The MSCI All-Country World Index is a free float-adjusted market capitalization weighted index that is designed to measure the equity market performance of developed and emerging markets. The SMCI ACWI consists of 46 country indexes comprising 23 developed and 23 emerging market country indexes. The developed country indexes include: Australia, Austria, Belgium, Canada, Denmark, Finland, France, Germany, Hong Kong, Ireland, Israel, Italy, Japan, Netherlands, New Zealand, Norway, Portugal, Singapore, Spain, Sweden, Switzerland, the United Kingdom and the Uninted States. The emerging market country indexes included are: Brazil, Chile, China, Colombia, Czech Republic, Eygpt, Greece, Hungary, India, Indonesia, Korea, Malaysia, Mexico, Peru, Philippines, Poland, Qatar, Russia, South Africa, Taiwan, Thailand, Turkey and United Arab Emirates.

The MSCI EAFE Index is designed to measure the equity market performance of developed markets (Europe, Australasia, Far East) excluding the U.S. and Canada. The Index is market-capitalization weighted.

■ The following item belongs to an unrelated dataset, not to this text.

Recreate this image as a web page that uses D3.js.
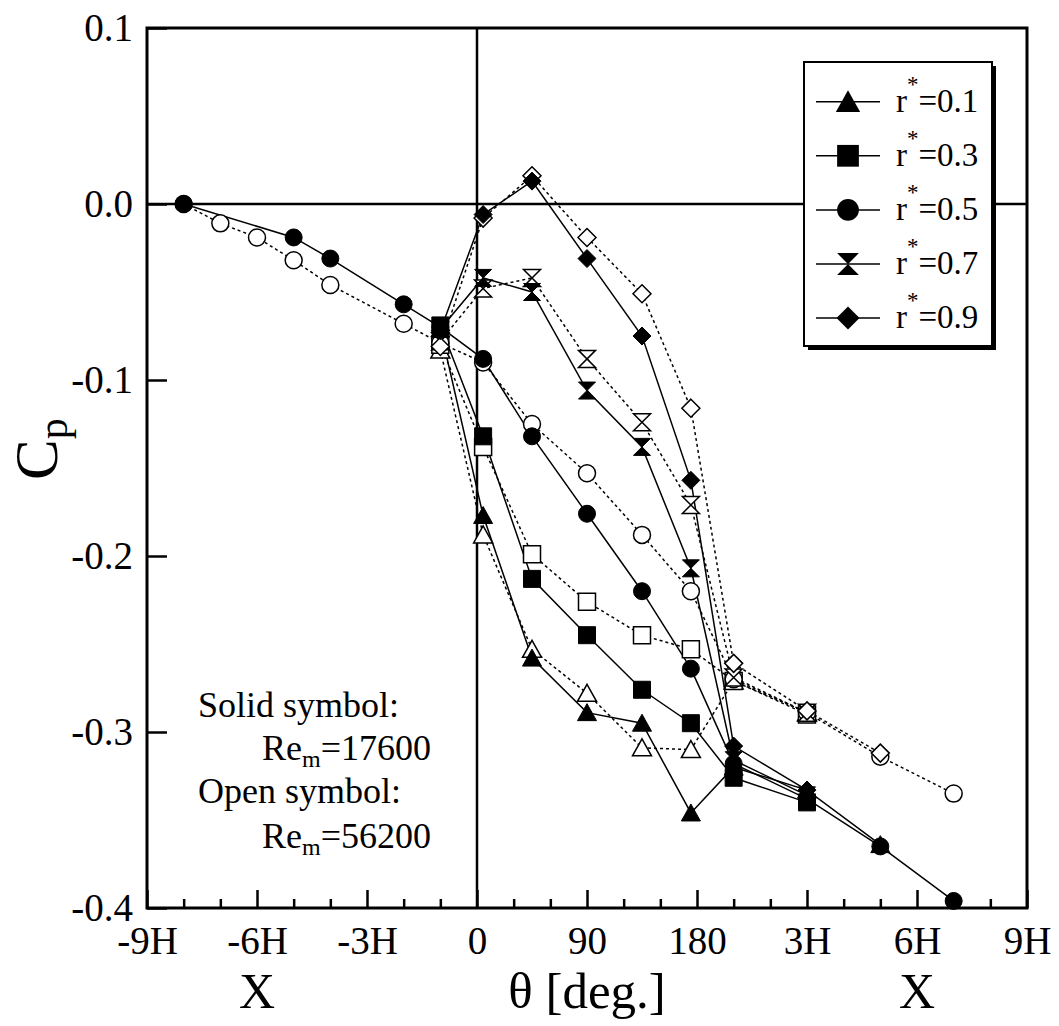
<!DOCTYPE html>
<html>
<head>
  <meta charset="utf-8">
  <title>Cp distribution</title>
  <script src="https://d3js.org/d3.v7.min.js"></script>
  <style>
    body { margin: 0; background: #fff; }
    svg { display: block; }
    text { font-family: "Liberation Serif", "Times New Roman", serif; fill: #000; }
  </style>
</head>
<body>
<svg id="chart"></svg>
<script>
  // stations along the duct: upstream X/H, bend angle theta, downstream X/H
  const upX = [-8, -7, -6, -5, -4, -2, -1];
  const thetaDeg = [5, 45, 90, 135, 175];
  const downX = [1, 3, 5, 7];

  const rStar = ["0.1", "0.3", "0.5", "0.7", "0.9"];
  const symbols = ["triangle", "square", "circle", "hourglass", "diamond"];

  // Cp values, order: upX, thetaDeg, downX (null = not measured)
  const solid01 = [null, null, null, null, null, null, -0.071, -0.177, -0.258, -0.289, -0.295, -0.346, -0.320, -0.333, -0.364, null];
  const open01  = [null, null, null, null, null, null, -0.083, -0.188, -0.253, -0.278, -0.309, -0.310, -0.271, -0.289, null, null];
  const solid03 = [null, null, null, null, null, null, -0.069, -0.132, -0.213, -0.245, -0.276, -0.295, -0.326, -0.340, null, null];
  const open03  = [null, null, null, null, null, null, -0.080, -0.138, -0.199, -0.226, -0.245, -0.253, -0.271, -0.290, null, null];
  const solid05 = [0.0, null, null, -0.019, -0.031, -0.057, -0.070, -0.088, -0.132, -0.176, -0.220, -0.264, -0.318, -0.338, -0.365, -0.396];
  const open05  = [0.0, -0.011, -0.019, -0.032, -0.046, -0.068, -0.079, -0.090, -0.125, -0.153, -0.188, -0.220, -0.270, -0.289, -0.314, -0.335];
  const solid07 = [null, null, null, null, null, null, -0.071, -0.042, -0.050, -0.106, -0.138, -0.207, -0.316, -0.336, null, null];
  const open07  = [null, null, null, null, null, null, -0.078, -0.048, -0.042, -0.088, -0.124, -0.171, -0.269, -0.289, null, null];
  const solid09 = [null, null, null, null, null, null, -0.072, -0.006, 0.013, -0.031, -0.075, -0.157, -0.308, -0.333, null, null];
  const open09  = [null, null, null, null, null, null, -0.081, -0.008, 0.016, -0.019, -0.051, -0.116, -0.261, -0.288, -0.312, null];

  const solidSets = [solid01, solid03, solid05, solid07, solid09];
  const openSets = [open01, open03, open05, open07, open09];

  const xTickLabels = ["-9H", "-6H", "-3H", "0", "90", "180", "3H", "6H", "9H"];
  const yTicks = [0.1, 0.0, -0.1, -0.2, -0.3, -0.4];

  const W = 1059, H = 1026;
  const plotL = 147, plotR = 1027, plotT = 28, plotB = 908;
  const unit = (plotR - plotL) / 8;

  const svg = d3.select("#chart").attr("width", W).attr("height", H);

  // three linear pieces of the x axis
  const xUp = d3.scaleLinear().domain([-9, 0]).range([plotL, plotL + 3 * unit]);
  const xTh = d3.scaleLinear().domain([0, 180]).range([plotL + 3 * unit, plotL + 5 * unit]);
  const xDn = d3.scaleLinear().domain([0, 9]).range([plotL + 5 * unit, plotR]);
  const xAx = d3.scaleLinear().domain([0, 8]).range([plotL, plotR]);
  const y = d3.scaleLinear().domain([-0.4, 0.1]).range([plotB, plotT]);

  const stationX = upX.map(v => xUp(v))
    .concat(thetaDeg.map(v => xTh(v)))
    .concat(downX.map(v => xDn(v)));

  // axes
  const xMajor = d3.axisBottom(xAx).tickValues(d3.range(0, 9))
    .tickSize(-18).tickPadding(18).tickFormat(i => xTickLabels[i]);
  const xMinor = d3.axisBottom(xAx)
    .tickValues(d3.range(0, 24).filter(i => i % 3 !== 0).map(i => i / 3))
    .tickSize(-9).tickFormat("");
  const yAxis = d3.axisLeft(y).tickValues(yTicks).tickSize(-20).tickPadding(14)
    .tickFormat(d => d.toFixed(1));

  function styleAxis(g) {
    g.select(".domain").remove();
    g.selectAll(".tick line").attr("stroke", "#000").attr("stroke-width", 2.5);
    g.selectAll(".tick text").style("font-family", "'Liberation Serif', serif")
      .style("font-size", "39px").attr("fill", "#000");
  }

  svg.append("g").attr("transform", `translate(0,${plotB})`).call(xMinor).call(styleAxis);
  svg.append("g").attr("transform", `translate(0,${plotB})`).call(xMajor).call(styleAxis);
  svg.append("g").attr("transform", `translate(${plotL},0)`).call(yAxis).call(styleAxis);

  // reference lines Cp = 0 and theta = 0
  svg.append("line").attr("x1", plotL).attr("x2", plotR).attr("y1", y(0)).attr("y2", y(0))
    .attr("stroke", "#000").attr("stroke-width", 2.5);
  svg.append("line").attr("x1", xTh(0)).attr("x2", xTh(0)).attr("y1", plotT).attr("y2", plotB)
    .attr("stroke", "#000").attr("stroke-width", 2.5);

  // frame
  svg.append("rect").attr("x", plotL).attr("y", plotT)
    .attr("width", plotR - plotL).attr("height", plotB - plotT)
    .attr("fill", "none").attr("stroke", "#000").attr("stroke-width", 3);

  function markerPath(type) {
    switch (type) {
      case "triangle": return "M0,-9L9.5,8L-9.5,8Z";
      case "square": return "M-8.5,-8.5H8.5V8.5H-8.5Z";
      case "circle": return "M8.5,0A8.5,8.5 0 1,1 -8.5,0A8.5,8.5 0 1,1 8.5,0Z";
      case "hourglass": return "M-8.5,-8.5H8.5L-8.5,8.5H8.5Z";
      case "diamond": return "M0,-9L9,0L0,9L-9,0Z";
    }
  }

  const line = d3.line().x(d => d[0]).y(d => y(d[1]));
  const pts = vals => vals.map((v, i) => [stationX[i], v]).filter(d => d[1] !== null);

  const plot = svg.append("g");

  // lines first (open dotted, solid continuous)
  openSets.forEach(vals => {
    plot.append("path").datum(pts(vals)).attr("d", line)
      .attr("fill", "none").attr("stroke", "#000").attr("stroke-width", 1.5)
      .attr("stroke-dasharray", "3,3");
  });
  solidSets.forEach(vals => {
    plot.append("path").datum(pts(vals)).attr("d", line)
      .attr("fill", "none").attr("stroke", "#000").attr("stroke-width", 1.5);
  });

  // open markers then solid markers on top
  openSets.forEach((vals, k) => {
    plot.selectAll(null).data(pts(vals)).enter().append("path")
      .attr("d", markerPath(symbols[k]))
      .attr("transform", d => `translate(${d[0]},${y(d[1])})`)
      .attr("fill", "#fff").attr("stroke", "#000").attr("stroke-width", 1.5);
  });
  solidSets.forEach((vals, k) => {
    plot.selectAll(null).data(pts(vals)).enter().append("path")
      .attr("d", markerPath(symbols[k]))
      .attr("transform", d => `translate(${d[0]},${y(d[1])})`)
      .attr("fill", "#000").attr("stroke", "#000").attr("stroke-width", 1);
  });

  // legend
  const lg = svg.append("g");
  lg.append("rect").attr("x", 808).attr("y", 66).attr("width", 188).attr("height", 284).attr("fill", "#000");
  lg.append("rect").attr("x", 804).attr("y", 62).attr("width", 188).attr("height", 284)
    .attr("fill", "#fff").attr("stroke", "#000").attr("stroke-width", 2);
  rStar.forEach((r, k) => {
    const base = 111.7 + k * 54.1;
    const cy = base - 10;
    lg.append("line").attr("x1", 816).attr("x2", 880).attr("y1", cy).attr("y2", cy)
      .attr("stroke", "#000").attr("stroke-width", 1.5);
    lg.append("path").attr("d", markerPath(symbols[k]))
      .attr("transform", `translate(848,${cy}) scale(1.28)`).attr("fill", "#000");
    const t = lg.append("text").attr("x", 896).attr("y", base).style("font-size", "33px");
    t.append("tspan").text("r");
    t.append("tspan").attr("dy", -20).style("font-size", "23px").text("*");
    t.append("tspan").attr("dy", 20).text("=" + r);
  });

  // Reynolds number note
  const note = svg.append("g").style("font-size", "36px");
  note.append("text").attr("x", 198).attr("y", 717).text("Solid symbol:");
  const re1 = note.append("text").attr("x", 262).attr("y", 760);
  re1.append("tspan").text("Re");
  re1.append("tspan").attr("dy", 7).style("font-size", "24px").text("m");
  re1.append("tspan").attr("dy", -7).text("=17600");
  note.append("text").attr("x", 198).attr("y", 803).text("Open symbol:");
  const re2 = note.append("text").attr("x", 262).attr("y", 848);
  re2.append("tspan").text("Re");
  re2.append("tspan").attr("dy", 7).style("font-size", "24px").text("m");
  re2.append("tspan").attr("dy", -7).text("=56200");

  // axis titles
  svg.append("text").attr("x", xUp(-6)).attr("y", 1008).attr("text-anchor", "middle")
    .style("font-size", "50px").text("X");
  svg.append("text").attr("x", xTh(90)).attr("y", 1008).attr("text-anchor", "middle")
    .style("font-size", "51px").text("θ [deg.]");
  svg.append("text").attr("x", xDn(6)).attr("y", 1008).attr("text-anchor", "middle")
    .style("font-size", "50px").text("X");

  const yl = svg.append("text").attr("transform", "translate(57,480) rotate(-90)")
    .style("font-size", "61px");
  yl.append("tspan").text("C");
  yl.append("tspan").attr("dy", 10).style("font-size", "42px").text("p");
</script>
</body>
</html>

The MSCI Emerging Markets Index is designed to measure equity market performance in global emerging markets. It is a float-adjusted market capitalization index.

The MSCI Europe Index is a free float-adjusted market capitalization index that is designed to measure developed market equity performance in Europe.

The MSCI Pacific Index captures large and mid-cap representation across five Developed Markets (DM) countries in the Pacific region. With 470 constituents, the index covers approximately 85% of the free float-adjusted market capitalization in each country.

The NASDAQ Composite Index includes all domestic and international based common type stocks listed on The NASDAQ Stock Market. The NASDAQ Composite Index is a broad based index.

The Russell 2000 Index measures the performance of the small-cap segment of the U.S. equity universe and is a subset of the Russell 3000 Index representing approximately 10% of the total market capitalization of that index. It includes approximately 2000 of the smallest securities based on a combination of their market cap and current index membership.

The Russell 3000 Index measures the performance of the largest 3,000 U.S. companies representing approximately 98% of the investable U.S. equity market.

The Russell Midcap Index measures the performance of the mid-cap segment of the U.S. equity universe and is a subset of the Russell 1000 Index. It includes approximately 800 of the smallest securities based on a combination of their market cap and current index membership. The Russell Midcap represents approximately 31% of the total market capitalization of the Russell 1000 companies.

The S&P 500 is an index of 500 stocks chosen for market size, liquidity and industry grouping (among other factors) designed to be a leading indicator of U.S. equities and is meant to reflect the risk/return characteristics of the large cap universe.

The S&P GSCI Crude Oil Indexis a sub-index of the S&P GSCI, provides investors with a reliable and publicly available benchmark for investment performance in the crude oil market.

The S&P GSCI Gold Index a sub-index of the S&P GSCI, provides investors with a reliable and publicly available benchmark tracking the COMEX gold futures market.

West Texas Intermediate (WTI) is a crude oil stream produced in Texas and southern Oklahoma which serves as a reference or "marker" for pricing a number of other crude streams. WTI is the underlying commodity of the New York Mercantile Exchange's oil futures contracts.

The U.S. Dollar Index is a weighted geometric mean that provides a value measure of the United States dollar relative to a basket of major foreign currencies. The index, often carrying a USDX or DXY moniker, started in March 1973, beginning with a value of the U.S. Dollar Index at 100.000. It has since reached a February 1985 high of 164.720, and has been as low as 70.698 in March 2008.